▶ [DIRECTIVE]: Count every line where "matplotlib" occurs. Give the total alone.
___ DATA EXTRACT
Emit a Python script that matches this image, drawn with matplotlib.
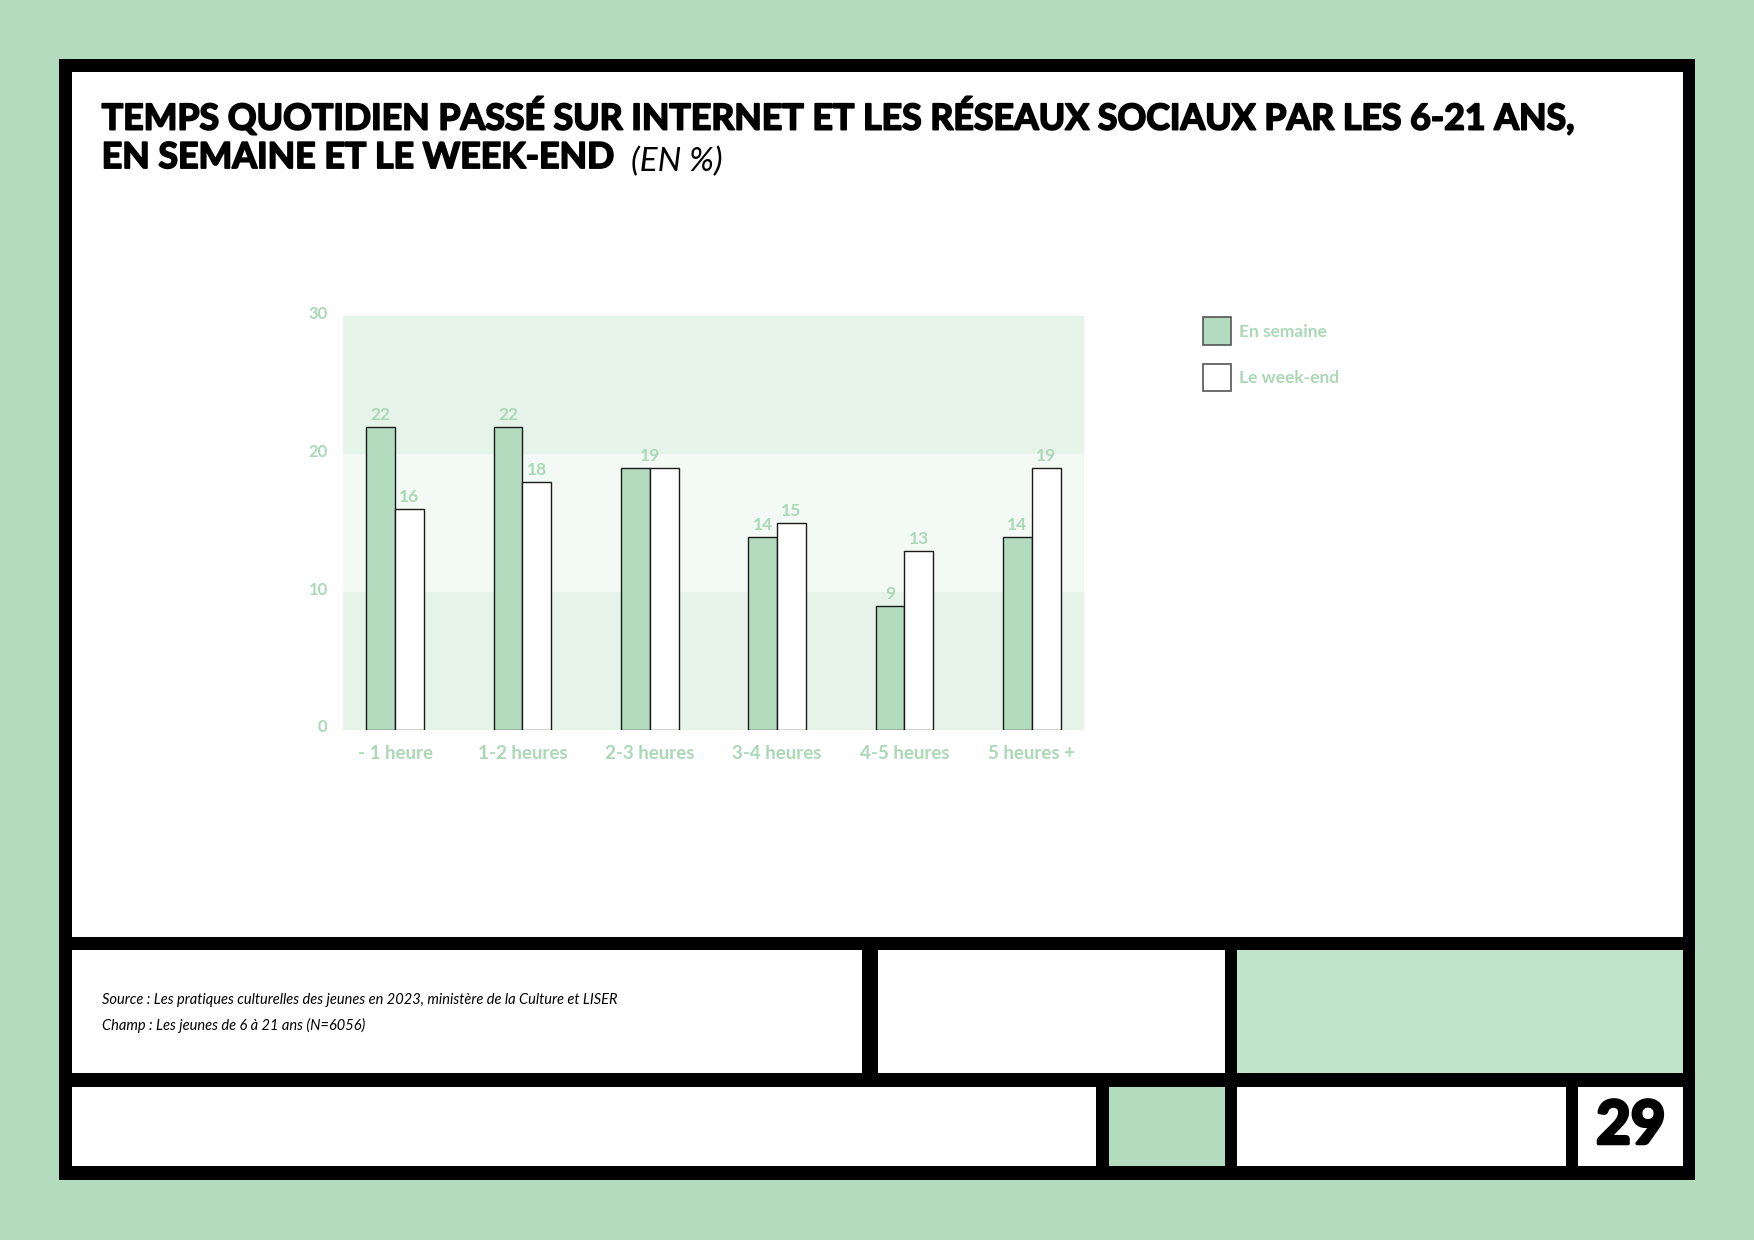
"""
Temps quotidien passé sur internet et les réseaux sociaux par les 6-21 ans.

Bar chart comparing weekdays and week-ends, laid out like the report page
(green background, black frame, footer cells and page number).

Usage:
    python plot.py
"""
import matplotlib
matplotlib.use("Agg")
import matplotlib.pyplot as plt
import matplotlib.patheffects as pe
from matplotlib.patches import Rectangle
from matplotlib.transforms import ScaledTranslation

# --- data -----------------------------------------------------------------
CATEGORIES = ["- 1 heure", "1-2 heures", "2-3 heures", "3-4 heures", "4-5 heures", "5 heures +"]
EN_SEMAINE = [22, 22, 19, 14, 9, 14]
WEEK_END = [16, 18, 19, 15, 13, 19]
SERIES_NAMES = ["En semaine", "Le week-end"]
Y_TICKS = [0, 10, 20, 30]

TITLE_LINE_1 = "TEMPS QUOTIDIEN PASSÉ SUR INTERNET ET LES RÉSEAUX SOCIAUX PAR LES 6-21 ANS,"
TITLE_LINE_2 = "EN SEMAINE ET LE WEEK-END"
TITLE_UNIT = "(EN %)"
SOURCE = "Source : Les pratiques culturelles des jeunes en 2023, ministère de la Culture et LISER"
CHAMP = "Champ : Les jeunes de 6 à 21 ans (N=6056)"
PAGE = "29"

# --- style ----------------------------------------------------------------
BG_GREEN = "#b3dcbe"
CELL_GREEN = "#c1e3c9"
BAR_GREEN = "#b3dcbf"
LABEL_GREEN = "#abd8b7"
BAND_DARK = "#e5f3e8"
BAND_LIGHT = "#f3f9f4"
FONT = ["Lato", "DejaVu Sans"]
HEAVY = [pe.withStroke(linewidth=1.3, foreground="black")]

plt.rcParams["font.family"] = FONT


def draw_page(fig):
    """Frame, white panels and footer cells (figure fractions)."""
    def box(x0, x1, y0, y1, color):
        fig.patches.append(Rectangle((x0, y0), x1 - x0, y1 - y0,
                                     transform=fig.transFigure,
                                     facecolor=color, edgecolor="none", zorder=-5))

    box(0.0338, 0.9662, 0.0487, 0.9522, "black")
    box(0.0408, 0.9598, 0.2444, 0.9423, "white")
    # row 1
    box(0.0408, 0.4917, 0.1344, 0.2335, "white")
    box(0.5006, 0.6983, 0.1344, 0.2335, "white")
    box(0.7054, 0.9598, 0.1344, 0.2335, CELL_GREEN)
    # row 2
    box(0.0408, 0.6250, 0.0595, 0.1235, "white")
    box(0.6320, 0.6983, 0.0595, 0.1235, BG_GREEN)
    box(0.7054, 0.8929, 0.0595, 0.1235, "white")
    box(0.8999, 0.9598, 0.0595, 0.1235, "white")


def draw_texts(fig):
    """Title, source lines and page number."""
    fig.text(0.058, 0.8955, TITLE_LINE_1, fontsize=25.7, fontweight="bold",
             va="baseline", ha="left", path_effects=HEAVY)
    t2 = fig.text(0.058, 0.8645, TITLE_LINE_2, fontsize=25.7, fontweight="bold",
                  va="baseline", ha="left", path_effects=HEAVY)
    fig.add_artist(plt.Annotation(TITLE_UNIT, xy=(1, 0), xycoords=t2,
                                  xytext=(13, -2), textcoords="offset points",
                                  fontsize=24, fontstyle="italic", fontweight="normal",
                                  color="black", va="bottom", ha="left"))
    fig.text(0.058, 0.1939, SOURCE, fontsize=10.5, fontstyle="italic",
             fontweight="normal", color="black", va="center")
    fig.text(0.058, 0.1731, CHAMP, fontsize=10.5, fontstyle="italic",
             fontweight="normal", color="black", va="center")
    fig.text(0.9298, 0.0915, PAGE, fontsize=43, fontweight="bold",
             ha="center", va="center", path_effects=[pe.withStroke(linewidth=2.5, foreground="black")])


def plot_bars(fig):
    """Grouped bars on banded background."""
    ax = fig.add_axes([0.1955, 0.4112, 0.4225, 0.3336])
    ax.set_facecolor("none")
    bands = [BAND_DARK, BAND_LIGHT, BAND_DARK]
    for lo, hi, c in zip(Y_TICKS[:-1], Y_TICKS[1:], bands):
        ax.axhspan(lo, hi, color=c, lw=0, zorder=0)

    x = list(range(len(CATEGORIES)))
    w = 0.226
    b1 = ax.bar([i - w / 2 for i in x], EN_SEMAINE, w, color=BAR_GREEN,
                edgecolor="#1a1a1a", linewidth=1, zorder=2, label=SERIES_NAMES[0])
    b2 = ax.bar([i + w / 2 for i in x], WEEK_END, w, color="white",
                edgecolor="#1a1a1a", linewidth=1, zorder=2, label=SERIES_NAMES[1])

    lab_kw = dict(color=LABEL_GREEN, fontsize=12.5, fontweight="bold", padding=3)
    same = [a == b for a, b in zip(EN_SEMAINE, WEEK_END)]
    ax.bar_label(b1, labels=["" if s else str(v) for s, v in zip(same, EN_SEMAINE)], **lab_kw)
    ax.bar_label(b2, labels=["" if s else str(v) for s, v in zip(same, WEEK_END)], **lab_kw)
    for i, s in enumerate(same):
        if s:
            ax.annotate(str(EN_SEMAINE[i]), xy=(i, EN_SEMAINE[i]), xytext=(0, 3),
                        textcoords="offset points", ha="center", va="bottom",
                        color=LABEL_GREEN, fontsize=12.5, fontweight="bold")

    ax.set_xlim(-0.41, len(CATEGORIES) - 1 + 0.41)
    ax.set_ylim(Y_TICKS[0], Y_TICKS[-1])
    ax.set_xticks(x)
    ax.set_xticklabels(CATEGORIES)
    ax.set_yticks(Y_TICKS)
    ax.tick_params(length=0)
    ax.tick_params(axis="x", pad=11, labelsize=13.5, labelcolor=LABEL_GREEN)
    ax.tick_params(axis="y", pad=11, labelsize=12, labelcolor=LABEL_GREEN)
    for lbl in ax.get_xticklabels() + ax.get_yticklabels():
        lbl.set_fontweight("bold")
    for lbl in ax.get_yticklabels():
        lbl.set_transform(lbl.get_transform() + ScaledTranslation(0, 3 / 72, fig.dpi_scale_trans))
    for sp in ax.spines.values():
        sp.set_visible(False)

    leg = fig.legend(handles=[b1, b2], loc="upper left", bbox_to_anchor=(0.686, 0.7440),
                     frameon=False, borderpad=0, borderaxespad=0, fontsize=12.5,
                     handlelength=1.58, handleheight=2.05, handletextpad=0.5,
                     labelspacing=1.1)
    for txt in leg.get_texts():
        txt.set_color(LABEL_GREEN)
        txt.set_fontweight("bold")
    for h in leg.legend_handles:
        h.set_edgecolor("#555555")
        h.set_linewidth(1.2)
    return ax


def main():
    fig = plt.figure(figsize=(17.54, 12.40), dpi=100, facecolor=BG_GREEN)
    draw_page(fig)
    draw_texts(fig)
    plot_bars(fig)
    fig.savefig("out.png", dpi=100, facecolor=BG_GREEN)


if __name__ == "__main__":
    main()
______
▶ [SOLUTION TO THE EXERCISE]: 7